The Energy Evolution and LNG

All evolution happens in stages. This is also true for energy use. There has never been an energy revolution — a sudden, complete, and fundamental switch from one thing to another — just gradual change as humans incrementally transition to higher-density energy forms (see Figure 1).

With respect to liquefied natural gas (LNG), 1852 was the year the liquefying technique was invented, before natural gas was even part of the global fuel mix. One hundred and sixty-five years later, global-scale LNG use and infrastructure are still in development. In fact, today there is still no global trading hub for price discovery. But world-wide demand for natural gas is growing – a trend projected to continue over the next 25 years. One question is to what extent LNG will help to meet that demand.

In 2016, the world traded 347 billion cubic meters of LNG[1] in a market with weak demand and falling prices. This amounted to about 6% of total global natural gas production.[2] As noted by the International Energy Agency, “unless Asian LNG imports stay on a clear growth trajectory, the scale of growth in global LNG trade will remain limited.”[3]

Of course, Canada aspires to become an LNG player given our massive and largely untapped 31 trillion cubic meters (tcm)[4] of natural gas resources. BC and Alberta are the main beneficiaries of this bounty, together being home to 72% or 22 tcm of Canada’s natural gas resources in the Montney formation.[5]

Alas, Canada has no infrastructure to produce/export LNG, apart from one small importing facility in New Brunswick, the nearing construction Woodfibre LNG Project in Squamish BC, and a few other small domestic industrial supplies and users in BC and Quebec.

Over the past few years, there has been an attempt to kick-start the LNG industry in Canada. At one point, there were 24 applications for LNG facilities across the country, with 18 of these in British Columbia. There are also 35 approved export licenses. But Canada, including BC, struggles with significant and in some cases self-inflicted competitive disadvantages that have slowed development. The glacial pace of policy and regulatory decision-making around major industrial projects is one important hurdle faced by the nascent Canadian industry. At the same time, the United States has more than 110[6] facilities. As of May 2017, the US had 7 LNG export terminals under construction, plus another 4 approved but not yet under construction. Moreover, the US is already exporting LNG[7] to customers in Chile, Mexico, India, Argentina and China. The picture is unflattering to Canada: while the United States moves ahead to take advantage of market opportunities, we dither and become increasingly preoccupied with process issues.

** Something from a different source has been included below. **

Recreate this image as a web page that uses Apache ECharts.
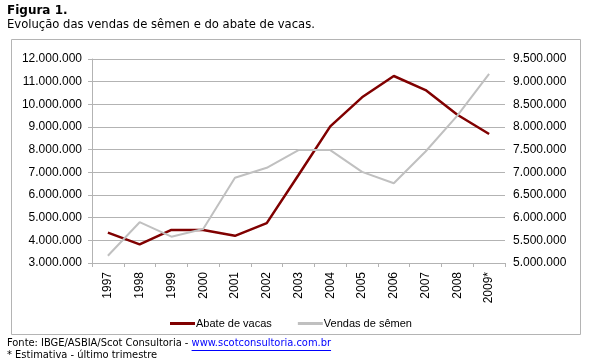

Despite strong market headwinds, LNG can still serve, for BC and Canada, as an important offset to declining natural gas exports to the United States via pipeline, as well as a way for Canada to help meet global natural gas demand amid the transition to a lower carbon energy future. “The environmental advantages of natural gas, particularly when replacing coal, also deserve more attention from policy makers.”[8] There are opportunities, particularly in the Asian industrial sector, to produce and sell BC-based LNG.

The Business Council remains hopeful that at least one and possibly more LNG projects will advance in British Columbia in the next few years. Success will require a competitive fiscal regime for the upstream and downstream industries as well as a sustained effort to make the regulatory system faster-moving and more efficient. Canada’s (increasingly shaky) reputation as a competitive global energy supplier is at stake.


[6] These perform a variety of services. Some facilities export natural gas from the U.S., some provide natural gas supply to the interstate pipeline system or local distribution companies, while others are used to store natural gas for periods of peak demand.